Records with drawing code
◆ ◆ ◆ ◆ ◆ ◆ ◆

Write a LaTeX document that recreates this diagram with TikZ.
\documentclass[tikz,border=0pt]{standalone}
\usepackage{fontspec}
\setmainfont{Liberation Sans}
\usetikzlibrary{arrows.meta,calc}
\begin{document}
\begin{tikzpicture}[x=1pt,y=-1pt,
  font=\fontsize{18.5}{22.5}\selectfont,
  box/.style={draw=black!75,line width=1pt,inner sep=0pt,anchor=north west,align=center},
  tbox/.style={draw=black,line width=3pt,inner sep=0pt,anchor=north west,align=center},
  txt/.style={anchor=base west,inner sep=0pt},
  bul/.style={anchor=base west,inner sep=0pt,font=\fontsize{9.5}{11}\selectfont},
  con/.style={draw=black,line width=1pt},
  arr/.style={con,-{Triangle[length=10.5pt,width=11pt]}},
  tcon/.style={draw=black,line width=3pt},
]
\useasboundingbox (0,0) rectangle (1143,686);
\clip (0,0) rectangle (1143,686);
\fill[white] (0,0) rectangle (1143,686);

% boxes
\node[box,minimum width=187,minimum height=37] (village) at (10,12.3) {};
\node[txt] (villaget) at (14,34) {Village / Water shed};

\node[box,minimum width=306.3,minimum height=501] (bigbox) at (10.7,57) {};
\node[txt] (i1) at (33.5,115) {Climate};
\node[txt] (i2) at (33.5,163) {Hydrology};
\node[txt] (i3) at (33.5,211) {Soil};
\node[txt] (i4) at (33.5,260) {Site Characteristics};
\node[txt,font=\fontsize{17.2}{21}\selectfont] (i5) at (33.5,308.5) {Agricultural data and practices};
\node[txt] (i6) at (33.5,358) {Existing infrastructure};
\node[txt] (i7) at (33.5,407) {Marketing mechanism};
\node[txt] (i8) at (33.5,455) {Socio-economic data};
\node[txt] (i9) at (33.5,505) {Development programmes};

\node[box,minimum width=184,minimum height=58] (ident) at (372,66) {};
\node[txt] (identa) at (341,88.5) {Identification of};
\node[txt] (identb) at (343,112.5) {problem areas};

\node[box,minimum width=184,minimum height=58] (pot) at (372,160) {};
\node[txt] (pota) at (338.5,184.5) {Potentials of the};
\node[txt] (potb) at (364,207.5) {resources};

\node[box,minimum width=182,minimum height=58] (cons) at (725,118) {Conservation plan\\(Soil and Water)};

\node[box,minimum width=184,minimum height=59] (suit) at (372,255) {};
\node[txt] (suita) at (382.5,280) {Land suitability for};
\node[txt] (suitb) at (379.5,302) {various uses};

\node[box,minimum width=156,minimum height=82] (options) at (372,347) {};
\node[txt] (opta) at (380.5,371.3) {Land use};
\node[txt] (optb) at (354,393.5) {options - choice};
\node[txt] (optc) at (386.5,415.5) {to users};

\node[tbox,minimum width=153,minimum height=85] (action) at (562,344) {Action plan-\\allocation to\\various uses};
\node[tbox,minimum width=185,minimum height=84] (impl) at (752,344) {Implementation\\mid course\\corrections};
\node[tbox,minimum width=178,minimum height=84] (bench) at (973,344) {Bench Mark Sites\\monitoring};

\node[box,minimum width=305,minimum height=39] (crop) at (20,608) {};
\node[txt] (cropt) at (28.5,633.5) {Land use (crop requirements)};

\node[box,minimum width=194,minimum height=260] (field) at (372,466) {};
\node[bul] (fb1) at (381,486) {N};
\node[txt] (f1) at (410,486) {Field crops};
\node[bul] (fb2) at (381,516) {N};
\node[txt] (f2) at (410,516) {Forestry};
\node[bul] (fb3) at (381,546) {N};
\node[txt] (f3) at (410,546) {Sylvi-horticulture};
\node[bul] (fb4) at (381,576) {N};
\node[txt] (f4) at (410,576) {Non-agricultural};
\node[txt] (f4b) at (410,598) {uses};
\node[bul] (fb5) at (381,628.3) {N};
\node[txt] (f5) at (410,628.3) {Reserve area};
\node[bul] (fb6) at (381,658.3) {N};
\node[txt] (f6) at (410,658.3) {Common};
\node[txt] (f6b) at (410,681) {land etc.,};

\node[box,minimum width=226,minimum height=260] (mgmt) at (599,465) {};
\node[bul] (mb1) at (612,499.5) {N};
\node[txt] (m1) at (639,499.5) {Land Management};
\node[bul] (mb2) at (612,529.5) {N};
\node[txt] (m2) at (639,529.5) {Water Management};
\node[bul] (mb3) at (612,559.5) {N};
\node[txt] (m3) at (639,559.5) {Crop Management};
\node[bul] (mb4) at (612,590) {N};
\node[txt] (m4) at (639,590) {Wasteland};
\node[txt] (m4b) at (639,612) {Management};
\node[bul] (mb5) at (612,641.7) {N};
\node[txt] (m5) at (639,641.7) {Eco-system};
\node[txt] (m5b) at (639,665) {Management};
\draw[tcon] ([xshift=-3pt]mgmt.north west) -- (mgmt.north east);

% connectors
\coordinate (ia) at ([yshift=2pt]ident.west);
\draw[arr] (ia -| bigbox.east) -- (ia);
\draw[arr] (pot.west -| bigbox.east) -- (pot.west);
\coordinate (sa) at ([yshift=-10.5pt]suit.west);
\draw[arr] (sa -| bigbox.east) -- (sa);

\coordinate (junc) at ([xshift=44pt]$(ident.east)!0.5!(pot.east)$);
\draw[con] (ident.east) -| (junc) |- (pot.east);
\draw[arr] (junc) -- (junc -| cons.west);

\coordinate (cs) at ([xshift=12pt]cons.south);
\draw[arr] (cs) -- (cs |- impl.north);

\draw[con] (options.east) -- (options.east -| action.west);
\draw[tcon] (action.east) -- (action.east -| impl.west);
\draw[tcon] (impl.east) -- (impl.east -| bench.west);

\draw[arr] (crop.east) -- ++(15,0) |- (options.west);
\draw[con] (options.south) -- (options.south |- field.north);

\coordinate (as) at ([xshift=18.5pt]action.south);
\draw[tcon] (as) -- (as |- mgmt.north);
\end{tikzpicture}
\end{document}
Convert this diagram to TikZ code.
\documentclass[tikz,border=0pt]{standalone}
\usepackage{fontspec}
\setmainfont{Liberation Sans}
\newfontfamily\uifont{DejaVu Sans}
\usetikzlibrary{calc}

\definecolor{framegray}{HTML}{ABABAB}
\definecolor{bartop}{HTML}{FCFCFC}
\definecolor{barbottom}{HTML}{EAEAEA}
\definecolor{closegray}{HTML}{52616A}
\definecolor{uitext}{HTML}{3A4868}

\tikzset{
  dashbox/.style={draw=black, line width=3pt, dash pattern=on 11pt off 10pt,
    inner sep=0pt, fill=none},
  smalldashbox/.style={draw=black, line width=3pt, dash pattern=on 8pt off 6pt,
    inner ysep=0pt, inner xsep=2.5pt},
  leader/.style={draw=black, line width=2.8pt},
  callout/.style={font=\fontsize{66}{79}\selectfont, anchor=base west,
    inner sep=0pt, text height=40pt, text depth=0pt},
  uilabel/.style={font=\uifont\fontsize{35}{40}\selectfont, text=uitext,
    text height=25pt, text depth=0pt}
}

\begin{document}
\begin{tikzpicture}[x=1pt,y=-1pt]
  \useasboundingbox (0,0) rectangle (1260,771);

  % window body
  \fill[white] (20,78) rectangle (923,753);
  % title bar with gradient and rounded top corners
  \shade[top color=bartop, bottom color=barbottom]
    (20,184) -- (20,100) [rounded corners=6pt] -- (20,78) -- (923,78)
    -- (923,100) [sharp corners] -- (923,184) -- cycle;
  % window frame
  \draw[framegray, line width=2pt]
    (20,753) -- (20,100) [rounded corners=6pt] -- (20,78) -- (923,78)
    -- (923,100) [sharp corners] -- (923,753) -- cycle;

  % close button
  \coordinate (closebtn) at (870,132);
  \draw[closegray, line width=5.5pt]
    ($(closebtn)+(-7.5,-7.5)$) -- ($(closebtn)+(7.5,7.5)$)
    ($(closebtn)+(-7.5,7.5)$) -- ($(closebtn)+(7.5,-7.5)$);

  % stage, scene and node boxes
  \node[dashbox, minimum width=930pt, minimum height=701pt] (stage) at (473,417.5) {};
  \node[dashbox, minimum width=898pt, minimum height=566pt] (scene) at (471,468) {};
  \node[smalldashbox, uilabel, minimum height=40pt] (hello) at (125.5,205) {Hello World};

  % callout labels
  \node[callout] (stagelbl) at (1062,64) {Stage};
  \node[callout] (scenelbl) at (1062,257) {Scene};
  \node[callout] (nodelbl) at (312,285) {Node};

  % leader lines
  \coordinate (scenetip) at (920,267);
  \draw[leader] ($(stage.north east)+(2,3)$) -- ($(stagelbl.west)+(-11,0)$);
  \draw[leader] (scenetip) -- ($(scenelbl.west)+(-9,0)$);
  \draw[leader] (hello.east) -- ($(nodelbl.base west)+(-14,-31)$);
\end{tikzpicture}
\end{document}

◆ ◆ ◆ ◆ ◆ ◆ ◆

# [Exercise prompt]
Quote the records from their first line to the line with "(villaget) at (14,34)", inclusive, without adding or dropping anything.

# [Response for this exercise]
Write a LaTeX document that recreates this diagram with TikZ.
\documentclass[tikz,border=0pt]{standalone}
\usepackage{fontspec}
\setmainfont{Liberation Sans}
\usetikzlibrary{arrows.meta,calc}
\begin{document}
\begin{tikzpicture}[x=1pt,y=-1pt,
  font=\fontsize{18.5}{22.5}\selectfont,
  box/.style={draw=black!75,line width=1pt,inner sep=0pt,anchor=north west,align=center},
  tbox/.style={draw=black,line width=3pt,inner sep=0pt,anchor=north west,align=center},
  txt/.style={anchor=base west,inner sep=0pt},
  bul/.style={anchor=base west,inner sep=0pt,font=\fontsize{9.5}{11}\selectfont},
  con/.style={draw=black,line width=1pt},
  arr/.style={con,-{Triangle[length=10.5pt,width=11pt]}},
  tcon/.style={draw=black,line width=3pt},
]
\useasboundingbox (0,0) rectangle (1143,686);
\clip (0,0) rectangle (1143,686);
\fill[white] (0,0) rectangle (1143,686);

% boxes
\node[box,minimum width=187,minimum height=37] (village) at (10,12.3) {};
\node[txt] (villaget) at (14,34) {Village / Water shed};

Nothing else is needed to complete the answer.